### OBJECTIVE:
Below are entries. Give back exactly the lines from the one containing "Rebuild this chart" through the one containing "boxes = [(0.764, 0.965), (0.394, 0.619), (0.056, 0.248)]", inclusive, without the pictures.

### EXTRACTED ENTRIES:
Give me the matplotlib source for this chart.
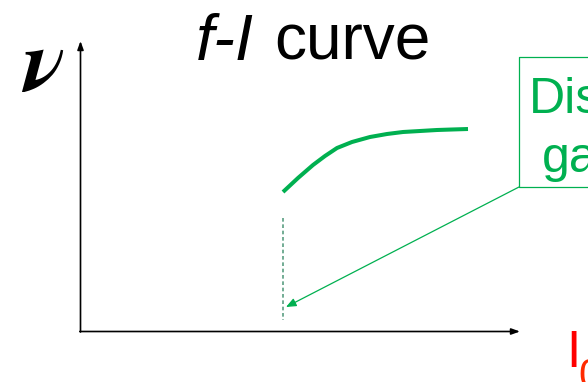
import matplotlib
matplotlib.use("Agg")
import matplotlib.pyplot as plt

# Data (pixel-space schematic)
curve_x = [283, 298, 313, 325, 337, 352, 370, 387, 403, 420, 437, 452, 468]
curve_y = [192, 178, 165, 156, 148, 142, 137, 134, 132, 131, 130, 129.5, 129]
threshold_x = 283
title_italic = "f-I"
title_rest = "curve"
ylabel_text = r"$\boldsymbol{\nu}$"
xlabel_text = "I"
xlabel_sub = "0"
box_lines = ["Dis", "ga"]

GREEN = "#00B050"

fig = plt.figure(figsize=(5.88, 3.82), dpi=100)
ax = fig.add_axes([0, 0, 1, 1])
ax.set_xlim(0, 588)
ax.set_ylim(382, 0)
ax.axis("off")

# Axes with arrows
ax.annotate("", xy=(80.5, 41), xytext=(80.5, 332),
            arrowprops=dict(arrowstyle="-|>,head_length=0.5,head_width=0.18",
                            color="black", lw=1.2, shrinkA=0, shrinkB=0))
ax.annotate("", xy=(520, 331.5), xytext=(79.8, 331.5),
            arrowprops=dict(arrowstyle="-|>,head_length=0.5,head_width=0.18",
                            color="black", lw=1.2, shrinkA=0, shrinkB=0))

# f-I curve
ax.plot(curve_x, curve_y, color=GREEN, lw=2.9, solid_capstyle="butt")

# threshold dashed line
ax.plot([threshold_x, threshold_x], [218, 320], color="#5A9E82", lw=1.2,
        linestyle=(0, (2.2, 1.6)))

# Box
ax.plot([600, 519, 519, 600], [57, 57, 187, 187], color=GREEN, lw=0.9,
        clip_on=True)
ax.text(529, 113, box_lines[0], color=GREEN, fontsize=36,
        family="Liberation Sans", ha="left", va="baseline")
ax.text(542, 172, box_lines[1], color=GREEN, fontsize=36,
        family="Liberation Sans", ha="left", va="baseline")

# Pointer arrow
ax.annotate("", xy=(286, 307), xytext=(519, 187),
            arrowprops=dict(arrowstyle="-|>,head_length=0.6,head_width=0.25",
                            color=GREEN, lw=0.9, shrinkA=0, shrinkB=0))

# Title
ax.text(196, 60, title_italic, fontsize=47, family="Liberation Sans",
        style="italic", ha="left", va="baseline")
ax.text(274, 60, title_rest, fontsize=46, family="Liberation Sans",
        ha="left", va="baseline")

# y label
ax.text(43, 91, ylabel_text, fontsize=64, math_fontfamily="stix",
        ha="center", va="baseline")

# x label
ax.text(566, 367, xlabel_text, fontsize=37, family="Liberation Sans",
        color="#FF0000", ha="left", va="baseline")
ax.text(578, 388, xlabel_sub, fontsize=30, family="Liberation Sans",
        color="#FF2A00", ha="left", va="baseline")

fig.savefig("out.png", dpi=100)
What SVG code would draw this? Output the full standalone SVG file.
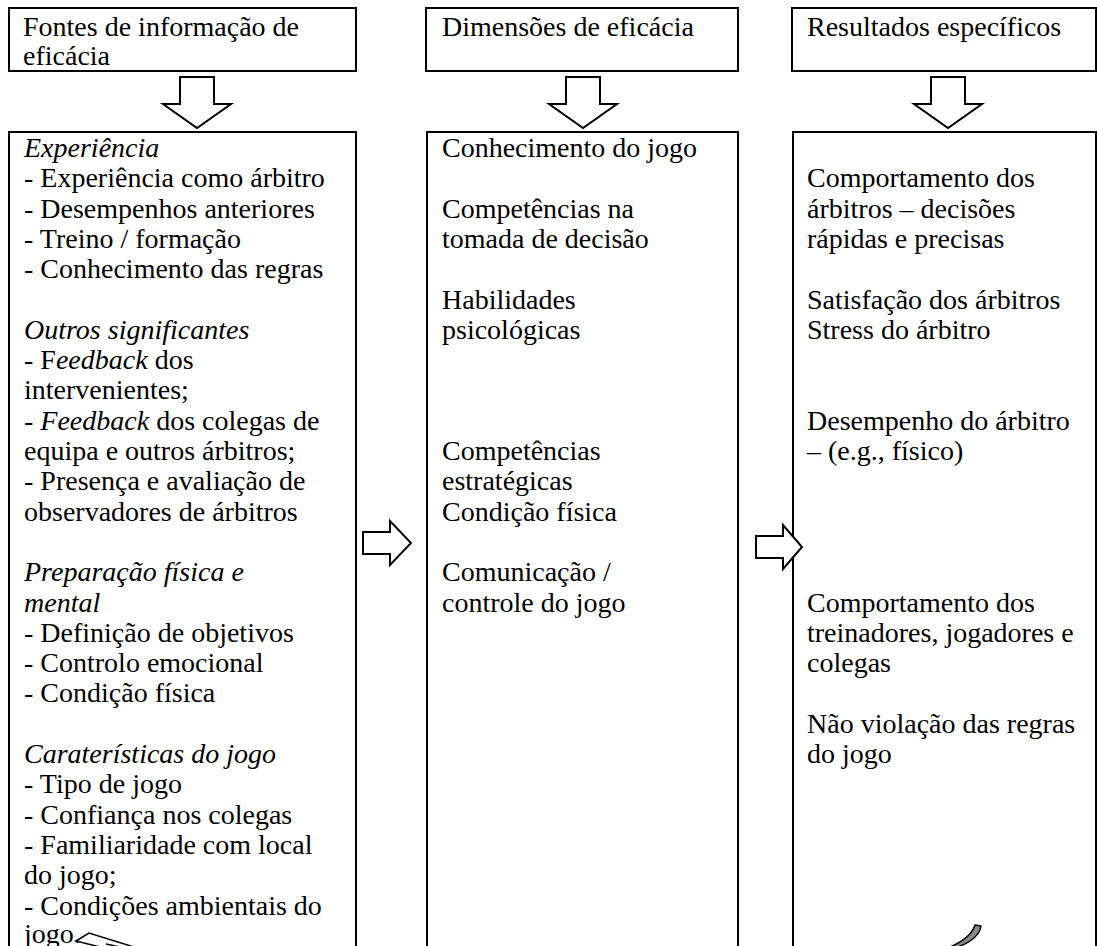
<svg xmlns="http://www.w3.org/2000/svg" width="1097" height="946" viewBox="0 0 1097 946">
<style>
.box{fill:#fff;stroke:#000;stroke-width:2}
.arrow{fill:#fff;stroke:#000;stroke-width:2;stroke-linejoin:miter}
text{font-family:"Liberation Serif","Times New Roman",serif;font-size:28px;fill:#000}
.i{font-style:italic}
</style>
<rect width="1097" height="946" fill="#fff"/>

<g id="header1">
<rect class="box" x="9" y="8" width="347" height="63"/>
<text><tspan x="23" y="36">Fontes de informação de</tspan><tspan x="23" y="65">eficácia</tspan></text>
</g>
<g id="header2">
<rect class="box" x="426" y="8" width="312" height="63"/>
<text><tspan x="442" y="36">Dimensões de eficácia</tspan></text>
</g>
<g id="header3">
<rect class="box" x="792" y="8" width="304" height="63"/>
<text><tspan x="807" y="36">Resultados específicos</tspan></text>
</g>

<g id="fontes">
<rect class="box" x="9" y="132" width="347" height="840"/>
<text>
<tspan x="24" y="157" class="i">Experiência</tspan>
<tspan x="24" y="187.3">- Experiência como árbitro</tspan>
<tspan x="24" y="217.6">- Desempenhos anteriores</tspan>
<tspan x="24" y="247.9">- Treino / formação</tspan>
<tspan x="24" y="278.2">- Conhecimento das regras</tspan>
<tspan x="24" y="338.8" class="i">Outros significantes</tspan>
<tspan x="24" y="369.1">- F<tspan class="i">eedback</tspan> dos</tspan>
<tspan x="24" y="399.4">intervenientes;</tspan>
<tspan x="24" y="429.7">- <tspan class="i">Feedback</tspan> dos colegas de</tspan>
<tspan x="24" y="460">equipa e outros árbitros;</tspan>
<tspan x="24" y="490.3">- Presença e avaliação de</tspan>
<tspan x="24" y="520.6">observadores de árbitros</tspan>
<tspan x="24" y="581.2" class="i">Preparação física e</tspan>
<tspan x="24" y="611.5" class="i">mental</tspan>
<tspan x="24" y="641.8">- Definição de objetivos</tspan>
<tspan x="24" y="672.1">- Controlo emocional</tspan>
<tspan x="24" y="702.4">- Condição física</tspan>
<tspan x="24" y="763" class="i">Caraterísticas do jogo</tspan>
<tspan x="24" y="793.3">- Tipo de jogo</tspan>
<tspan x="24" y="823.6">- Confiança nos colegas</tspan>
<tspan x="24" y="853.9">- Familiaridade com local</tspan>
<tspan x="24" y="884.2">do jogo;</tspan>
<tspan x="24" y="914.5">- Condições ambientais do</tspan>
<tspan x="24" y="943">jogo.</tspan>
</text>
</g>

<g id="dimensoes">
<rect class="box" x="427" y="132" width="311" height="840"/>
<text>
<tspan x="442" y="157">Conhecimento do jogo</tspan>
<tspan x="442" y="217.6">Competências na</tspan>
<tspan x="442" y="247.9">tomada de decisão</tspan>
<tspan x="442" y="308.5">Habilidades</tspan>
<tspan x="442" y="338.8">psicológicas</tspan>
<tspan x="442" y="460">Competências</tspan>
<tspan x="442" y="490.3">estratégicas</tspan>
<tspan x="442" y="520.6">Condição física</tspan>
<tspan x="442" y="581.2">Comunicação /</tspan>
<tspan x="442" y="611.5">controle do jogo</tspan>
</text>
</g>

<g id="resultados">
<rect class="box" x="793" y="132" width="303" height="840"/>
<text>
<tspan x="807" y="187.3">Comportamento dos</tspan>
<tspan x="807" y="217.6">árbitros – decisões</tspan>
<tspan x="807" y="247.9">rápidas e precisas</tspan>
<tspan x="807" y="308.5">Satisfação dos árbitros</tspan>
<tspan x="807" y="338.8">Stress do árbitro</tspan>
<tspan x="807" y="429.7">Desempenho do árbitro</tspan>
<tspan x="807" y="460">– (e.g., físico)</tspan>
<tspan x="807" y="611.5">Comportamento dos</tspan>
<tspan x="807" y="641.8">treinadores, jogadores e</tspan>
<tspan x="807" y="672.1">colegas</tspan>
<tspan x="807" y="732.7">Não violação das regras</tspan>
<tspan x="807" y="763">do jogo</tspan>
</text>
</g>

<g id="connectors">
<path class="arrow" d="M180 77 H214 V104 H231 L197 128 L163 104 H180 Z"/>
<path class="arrow" d="M566 77 H600 V104 H617 L583 128 L549 104 H566 Z"/>
<path class="arrow" d="M931 77 H965 V104 H982 L948 128 L914 104 H931 Z"/>
<path class="arrow" d="M363 532 H390 V521 L411 543 L390 565 V554 H363 Z"/>
<path class="arrow" d="M756 536 H783 V525 L802 547 L783 569 V558 H756 Z"/>
</g>

<g id="fragments">
<polygon points="76,941 89,933 134,947 100,947" fill="#fff" stroke="#000" stroke-width="1.5"/>
<line x1="106" y1="944" x2="120" y2="947" stroke="#000" stroke-width="1.5"/>
<path d="M975 925 L981 926 Q979 939 958 947 L950 947 Q971 938 975 925 Z" fill="#888" stroke="#000" stroke-width="1.5"/>
</g>
</svg>
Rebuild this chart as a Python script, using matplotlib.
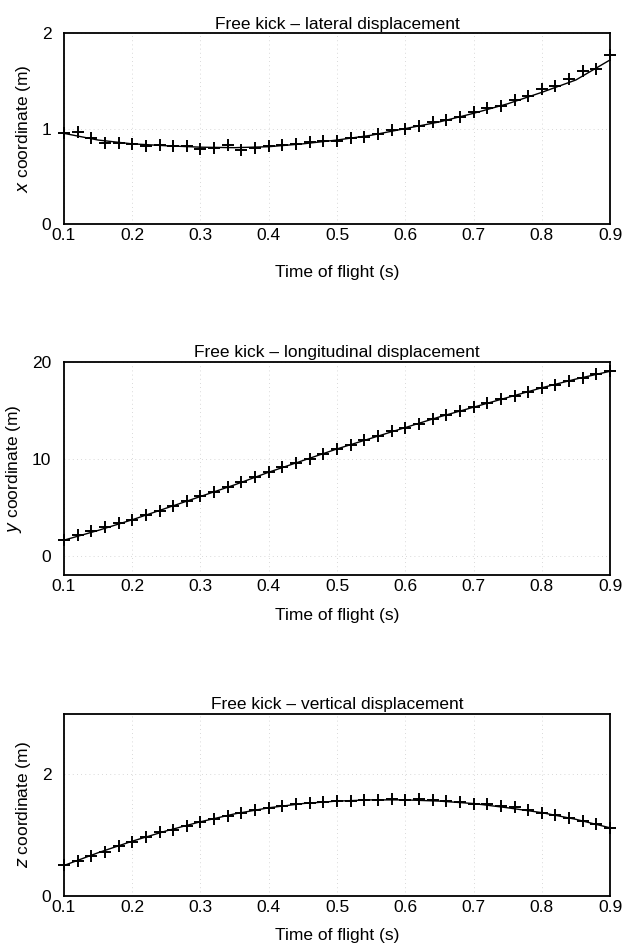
import matplotlib
matplotlib.use('Agg')
import matplotlib.pyplot as plt
import numpy as np

plt.rcParams['font.family'] = ['Liberation Sans', 'DejaVu Sans']

# measured times (s), one marker every 0.02 s
t = np.round(np.arange(0.10, 0.901, 0.02), 2)

# lateral displacement x (m) - markers
x_meas = [0.95, 0.96, 0.90, 0.85, 0.85, 0.84, 0.82, 0.83, 0.82, 0.82,
          0.79, 0.80, 0.83, 0.78, 0.80, 0.82, 0.83, 0.84, 0.86, 0.87,
          0.87, 0.90, 0.91, 0.94, 0.98, 1.00, 1.03, 1.07, 1.09, 1.12,
          1.17, 1.22, 1.24, 1.30, 1.34, 1.41, 1.45, 1.52, 1.60, 1.63, 1.77]
# longitudinal displacement y (m) - markers
y_meas = [1.6, 2.1, 2.5, 3.0, 3.4, 3.7, 4.2, 4.6, 5.1, 5.6,
          6.1, 6.6, 7.1, 7.6, 8.1, 8.6, 9.1, 9.6, 10.0, 10.5,
          11.0, 11.4, 11.9, 12.3, 12.8, 13.2, 13.6, 14.1, 14.5, 14.9,
          15.3, 15.7, 16.1, 16.5, 16.9, 17.3, 17.6, 18.0, 18.3, 18.7, 19.0]
# vertical displacement z (m) - markers
z_meas = [0.50, 0.58, 0.66, 0.73, 0.82, 0.88, 0.97, 1.05, 1.09, 1.15,
          1.21, 1.26, 1.31, 1.36, 1.41, 1.45, 1.48, 1.51, 1.53, 1.54,
          1.57, 1.56, 1.58, 1.58, 1.59, 1.58, 1.59, 1.58, 1.56, 1.54,
          1.52, 1.51, 1.48, 1.46, 1.42, 1.37, 1.33, 1.28, 1.23, 1.18, 1.12]

# fitted curves every 0.05 s
t_fit = np.round(np.arange(0.10, 0.901, 0.05), 2)
x_fit = [0.95, 0.88, 0.84, 0.82, 0.805, 0.80, 0.81, 0.84, 0.88, 0.93,
         1.00, 1.07, 1.16, 1.26, 1.38, 1.51, 1.72]
y_fit = [1.6, 2.6, 3.7, 4.9, 6.1, 7.3, 8.6, 9.8, 11.0, 12.1,
         13.2, 14.3, 15.3, 16.3, 17.3, 18.2, 19.0]
z_fit = [0.50, 0.71, 0.90, 1.07, 1.22, 1.35, 1.45, 1.52, 1.56, 1.58,
         1.58, 1.56, 1.52, 1.45, 1.37, 1.26, 1.12]

panels = [
    ('Free kick \u2013 lateral displacement', '$x$ coordinate (m)', x_meas, x_fit, (0, 2), [0, 1, 2], 16),
    ('Free kick \u2013 longitudinal displacement', '$y$ coordinate (m)', y_meas, y_fit, (-2, 20), [0, 10, 20], 10),
    ('Free kick \u2013 vertical displacement', '$z$ coordinate (m)', z_meas, z_fit, (0, 3), [0, 2], 9),
]

fig = plt.figure(figsize=(6.27, 9.49), dpi=100)
boxes = [(0.764, 0.965), (0.394, 0.619), (0.056, 0.248)]

for (title, ylab, meas, fit, ylim, yticks, xpad), (b, tp) in zip(panels, boxes):
    ax = fig.add_axes([0.102, b, 0.871, tp - b])
    ax.plot(t_fit, fit, color='black', lw=1.0)
    ax.plot(t, meas, ls='none', marker='+', ms=8, mew=1.4, color='black', clip_on=False)
    ax.set_xlim(0.1, 0.9)
    ax.set_ylim(*ylim)
    ax.set_xticks([0.1, 0.2, 0.3, 0.4, 0.5, 0.6, 0.7, 0.8, 0.9])
    ax.set_yticks(yticks)
    ax.tick_params(axis='x', length=0, labelsize=12.5, pad=3)
    ax.tick_params(axis='y', length=0, labelsize=12.5, pad=9)
    ax.grid(True, ls=(0, (1, 4)), lw=0.6, color='#cccccc')
    for s in ax.spines.values():
        s.set_linewidth(1.3)
    ax.set_title(title, fontsize=12.5, pad=3)
    ax.set_ylabel(ylab, fontsize=12.5, labelpad=6)
    ax.set_xlabel('Time of flight (s)', fontsize=12.5, labelpad=xpad)

fig.savefig('out.png', dpi=100)
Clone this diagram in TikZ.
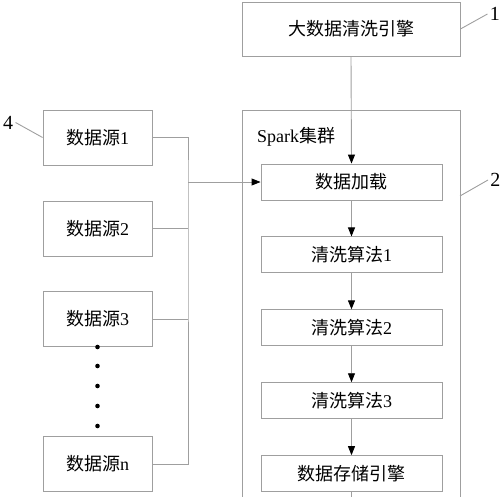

### RESPONSE TO THIS EXERCISE:
Rebuild this chart as a Python script, using matplotlib.
import matplotlib
matplotlib.use('Agg')
import matplotlib.pyplot as plt
import numpy as np

plt.rcParams['font.family'] = ['Liberation Sans', 'DejaVu Sans']

# measured times (s), one marker every 0.02 s
t = np.round(np.arange(0.10, 0.901, 0.02), 2)

# lateral displacement x (m) - markers
x_meas = [0.95, 0.96, 0.90, 0.85, 0.85, 0.84, 0.82, 0.83, 0.82, 0.82,
          0.79, 0.80, 0.83, 0.78, 0.80, 0.82, 0.83, 0.84, 0.86, 0.87,
          0.87, 0.90, 0.91, 0.94, 0.98, 1.00, 1.03, 1.07, 1.09, 1.12,
          1.17, 1.22, 1.24, 1.30, 1.34, 1.41, 1.45, 1.52, 1.60, 1.63, 1.77]
# longitudinal displacement y (m) - markers
y_meas = [1.6, 2.1, 2.5, 3.0, 3.4, 3.7, 4.2, 4.6, 5.1, 5.6,
          6.1, 6.6, 7.1, 7.6, 8.1, 8.6, 9.1, 9.6, 10.0, 10.5,
          11.0, 11.4, 11.9, 12.3, 12.8, 13.2, 13.6, 14.1, 14.5, 14.9,
          15.3, 15.7, 16.1, 16.5, 16.9, 17.3, 17.6, 18.0, 18.3, 18.7, 19.0]
# vertical displacement z (m) - markers
z_meas = [0.50, 0.58, 0.66, 0.73, 0.82, 0.88, 0.97, 1.05, 1.09, 1.15,
          1.21, 1.26, 1.31, 1.36, 1.41, 1.45, 1.48, 1.51, 1.53, 1.54,
          1.57, 1.56, 1.58, 1.58, 1.59, 1.58, 1.59, 1.58, 1.56, 1.54,
          1.52, 1.51, 1.48, 1.46, 1.42, 1.37, 1.33, 1.28, 1.23, 1.18, 1.12]

# fitted curves every 0.05 s
t_fit = np.round(np.arange(0.10, 0.901, 0.05), 2)
x_fit = [0.95, 0.88, 0.84, 0.82, 0.805, 0.80, 0.81, 0.84, 0.88, 0.93,
         1.00, 1.07, 1.16, 1.26, 1.38, 1.51, 1.72]
y_fit = [1.6, 2.6, 3.7, 4.9, 6.1, 7.3, 8.6, 9.8, 11.0, 12.1,
         13.2, 14.3, 15.3, 16.3, 17.3, 18.2, 19.0]
z_fit = [0.50, 0.71, 0.90, 1.07, 1.22, 1.35, 1.45, 1.52, 1.56, 1.58,
         1.58, 1.56, 1.52, 1.45, 1.37, 1.26, 1.12]

panels = [
    ('Free kick \u2013 lateral displacement', '$x$ coordinate (m)', x_meas, x_fit, (0, 2), [0, 1, 2], 16),
    ('Free kick \u2013 longitudinal displacement', '$y$ coordinate (m)', y_meas, y_fit, (-2, 20), [0, 10, 20], 10),
    ('Free kick \u2013 vertical displacement', '$z$ coordinate (m)', z_meas, z_fit, (0, 3), [0, 2], 9),
]

fig = plt.figure(figsize=(6.27, 9.49), dpi=100)
boxes = [(0.764, 0.965), (0.394, 0.619), (0.056, 0.248)]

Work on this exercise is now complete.